Oil prices have been plunging for the past few months with Brent falling more than 30 per cent since June. From $115 (Dh422) per barrel, it came down to $78.05 on Wednesday. Analysts predicted the trend might continue even next year as the demand decreases in the market.

“Oil prices might move up gradually if Opec takes a decision to reduce production. The prices might remain in the range of $85 and $90 per barrel,” said Arjuna Mahendran, chief investment officer at Emirates NBD.

He said there might be a collective decision to slash production. “We are expecting a production cut of one million barrels per day by consensus among member countries.

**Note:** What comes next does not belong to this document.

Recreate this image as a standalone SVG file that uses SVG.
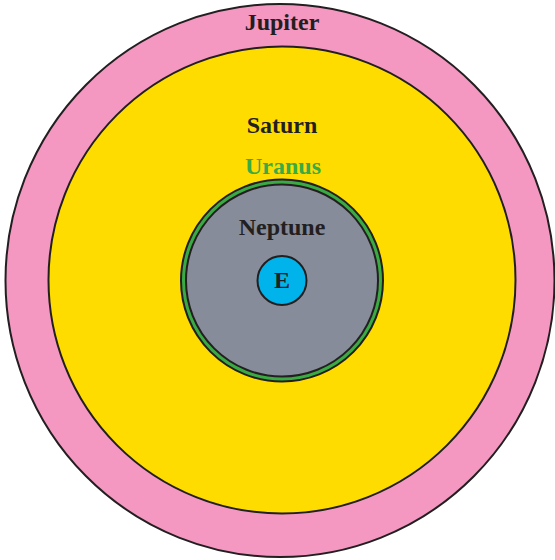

Saudi Arabia may not do it unilaterally and will ask other countries to join it in reducing the production.”

Countries like Venezuela who heavily depend on oil income might suffer if there is a cut in production, he added.

Talks between Saudi Arabia, fellow Opec member Venezuela and oil powers Russia and Mexico yielded no agreement on Tuesday on how to address a growing oil glut, Reuters reported.

Positive price reaction

UAE on Monday said the country’s investment in the oil sector will continue despite the drop in prices. Energy minister Suhail Mohammad Al Mazroui said this is not the first time the oil prices have decreased. He did not elaborate what would be the country’s position at Opec.

The country produces around 2.8 million barrels per day and is intending to increase the production to 3.7 million barrels per day by 2017.

Swiss bank UBS said in a report that if Opec does not cut production, there might be another slide in oil prices as markets interpret it as Saudi Arabia’s desire to either defend market share or punish non-Opec producers like Russia and US on its shale production. “But if an appropriate cut is negotiated, we expect a modestly positive price reaction, although scepticism as to compliance will likely mute the price reaction,” said the report.

Nearly one third of the world’s oil supplies are supplied by Opec, which has had a group output quota of 30 million barrels per day for the last three years.

Countries like Venezuela, Iran and Oman are likely to face budgetary difficulties if the oil prices do not rise.